This week has been really tough. The “funk” actually started right after Thanksgiving and I guess you can say it came to head this week. Ever had that blister that you babied only to finally give up and pop it? Then the area could begin to heal. I’m hoping that this will lead to that.
This is one of my favorite spots in my home. It’s even better at night. It feels peaceful, calm, and I am able to relax here. My home is mostly clutter-free and simple. (If it sat on the counter too long it most likely went missing. Gerry was famous for tossing things out!) A monster moved in and took up residence in my office this past 12 months. This week I decided it was time to kick him out! Now – fair warning – this next picture is part of the process for eviction! Not gonna lie – I am quite scared & embarrassed to put this out there in a public space…
This is my kitchen. It has become a sorting space for 12 months of unattended overwhelming paperwork. There are 7 file bins on the breakfast counter. This was a system that was set up for me last fall and I failed to follow through. Paperwork has always been my enemy. Gerry took care of most of it which allowed me to be responsible for the little bit that I had. Now that I have all the responsibility it got a little out of hand. You may remember from a previous post the amount of paperwork I deal with is crazy!! (3-ring binder just from the attorney.) For the most part – everything has been managed but just not filed away. And yes – I am the Queen of Procrastination!!
These piles have been growing faster than mold grows in a warm and damp environment! The paperwork that went missing in June was under paperwork that needed to be filed last December. What I didn’t realize at the time was how much negative energy these piles were emitting. I no longer used my office – using my kitchen counter for Zoom meetings and all other work-related activities. I closed the door and most days couldn’t even walk in the office as it was so overwhelming. My kitchen has looked like this since Monday. Each day I plug away at it bit by bit. There have been tears of frustration, the joy of finding a much-needed spa gift card, the release of shredding and filling garbage can after garbage can, and actually many happy memories. Some of this has been mindless as I chitchat on the phone with a sister in law, a good friend from across the country, and even a few clients.

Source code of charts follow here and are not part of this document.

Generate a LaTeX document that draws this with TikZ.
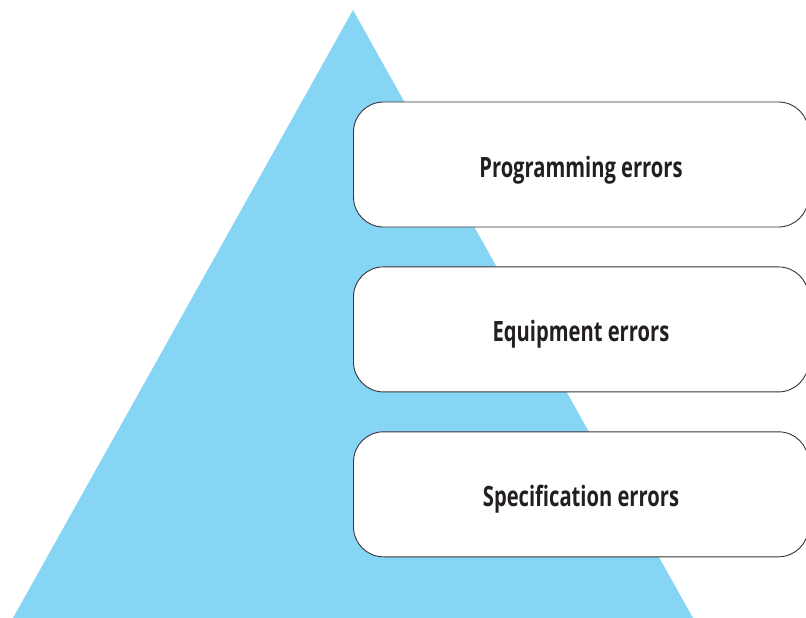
\documentclass[tikz,border=0pt]{standalone}
\usepackage{fontspec}
\setmainfont{Open Sans}
\newfontfamily\boxfont[FakeStretch=0.72]{Open Sans}
\usetikzlibrary{positioning}
\definecolor{skyblue}{HTML}{87D5F5}
\definecolor{inkgray}{HTML}{231F20}
\begin{document}
\begin{tikzpicture}[x=1pt,y=-1pt, line join=round, line cap=round,
	errbox/.style={draw=inkgray!90, line width=0.9pt, fill=white, rounded corners=30pt,
		minimum width=455pt, minimum height=125pt, inner sep=0pt,
		text height=25pt, text depth=0pt,
		font=\boxfont\fontsize{28}{32}\selectfont\bfseries, text=inkgray}]
	\def\W{806} \def\H{618} % kich thuoc
	\useasboundingbox (0,0) rectangle (\W,\H);
	\clip (0,0) rectangle (\W,\H);
	% tam giac
	\fill[skyblue] (353,10) -- (693,618) -- (13,618) -- cycle;
	% cac hop
	\node[errbox] (prog) at (581,164.5) {Programming errors};
	\node[errbox, below=39pt of prog] (equip) {Equipment errors};
	\node[errbox, below=39pt of equip] (spec) {Specification errors};
\end{tikzpicture}
\end{document}
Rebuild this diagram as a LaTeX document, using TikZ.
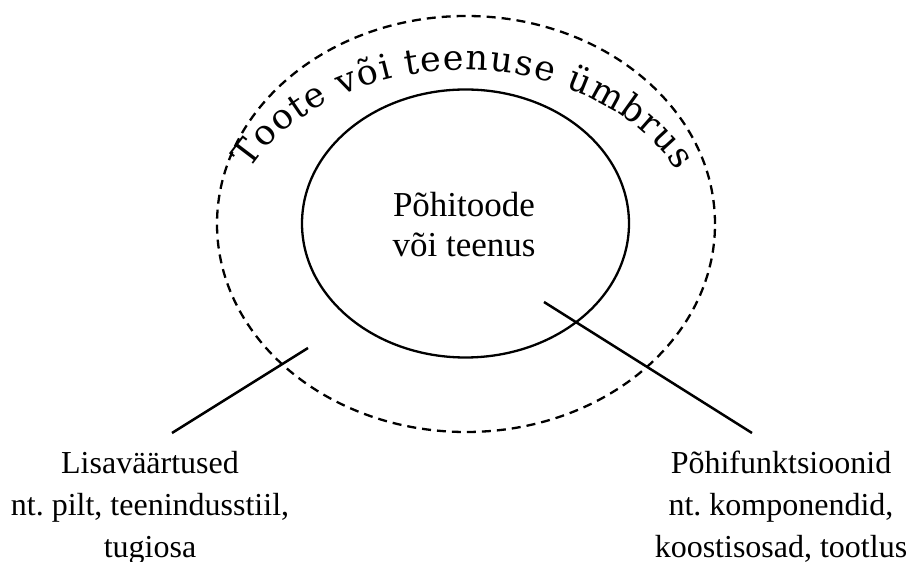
\documentclass[tikz,border=0pt]{standalone}
\usepackage{fontspec}
\setmainfont{Liberation Serif}
\newfontfamily\curvefont{DejaVu Serif}
\usetikzlibrary{shapes.geometric,decorations.text}
\frenchspacing
\begin{document}
\begin{tikzpicture}[x=1pt,y=1pt,
  ring/.style={draw, ellipse, inner sep=0pt, line width=2.3pt},
  lbl/.style={align=center, font=\fontsize{32}{42}\selectfont, inner sep=0pt},
  conn/.style={line width=2.5pt}]
\useasboundingbox (0,0) rectangle (910,562);
\node[ring, dash pattern=on 9pt off 6pt, minimum width=498pt, minimum height=416pt] (env) at (466,338) {};
\node[ring, minimum width=327pt, minimum height=268pt] (core) at (465.5,338.5) {};
\node[lbl, font=\fontsize{35}{40}\selectfont, anchor=base] (coretext) at (464,305) {Põhitoode\\või teenus};
\path[decorate, decoration={text along path, text={|\curvefont\fontsize{35}{35}\selectfont|Toote või teenuse ümbrus}, text align=fit to path}]
  (250,392.3) arc[start angle=153.5, end angle=26, x radius=238, y radius=180];
\node[lbl, anchor=base] (lv) at (150,5) {Lisaväärtused\\nt. pilt, teenindusstiil,\\tugiosa};
\node[lbl, anchor=base] (pf) at (781,5) {Põhifunktsioonid\\nt. komponendid,\\koostisosad, tootlus};
\coordinate (lvin) at (308,214);
\coordinate (lvout) at (172,129);
\coordinate (pfin) at (544,260);
\coordinate (pfout) at (752,129);
\draw[conn] (lvin) -- (lvout);
\draw[conn] (pfin) -- (pfout);
\end{tikzpicture}
\end{document}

I now know why this past week has been pulling at me. The negative energy emitting from my office was taking over my entire home. Now that it’s in my kitchen I can honestly say it’s worse. But each day has gotten better. Today was the final straw. The 30-minute shower shedding tears (releasing negative energy) let me know that I can tackle the rest of this and I was on the right path. I knew that I couldn’t move into 2021 without putting some of 2019 and all of 2020 to rest. Years ago Gerry and I would clean out closets, junk drawers and other pesky hiding places the week between Christmas and New Years’. It was our way of cleansing out the old and ringing in the new. More recently it was the shifting of the file cabinets from one year to the next as we would prepare for the next year. More mini-monsters are living in my home but their squatting time is almost up. My master closet has become a freaky monster due to my relationship with online shopping this year — gonna blame that on the pandemic! There are a few other monsters that started when we moved into our home and those need to be evicted in time.
It’s easy to let these monsters reside in our homes. Negative energy is easy to ignore, especially when positive options are available. Going out with friends, working from your favorite coffee shop, lunch appointments, writing a blog post about it, procrastinating to go home, etc. When you live alone it’s really easy to just let it reside there and ignore it. Even when I have friends & family over, they never said anything like “When are you going to clean up that S***Show?” “How can you sit on the couch when you know what’s behind that door?” Now that I have started it and moved it into my kitchen I know that I can finish it, feel really good about it, and make a promise to never let happen again. The amount of mental energy that this has tapped has been physically draining. I look forward to the fresh energy my updated, clean office will release. I look forward to working from home in my office.
What monsters are squatting in your home? I challenge you to share here and then start the eviction process. This has been painful, embarrassing, and healing. But I know I will come out on top and so will you. 2020 has had a lot of negative energy, but 2019 was still the hardest year of my life! I am challenging 2021 to be better and I am starting it at home, with fresh energy and fewer monsters taking up my space.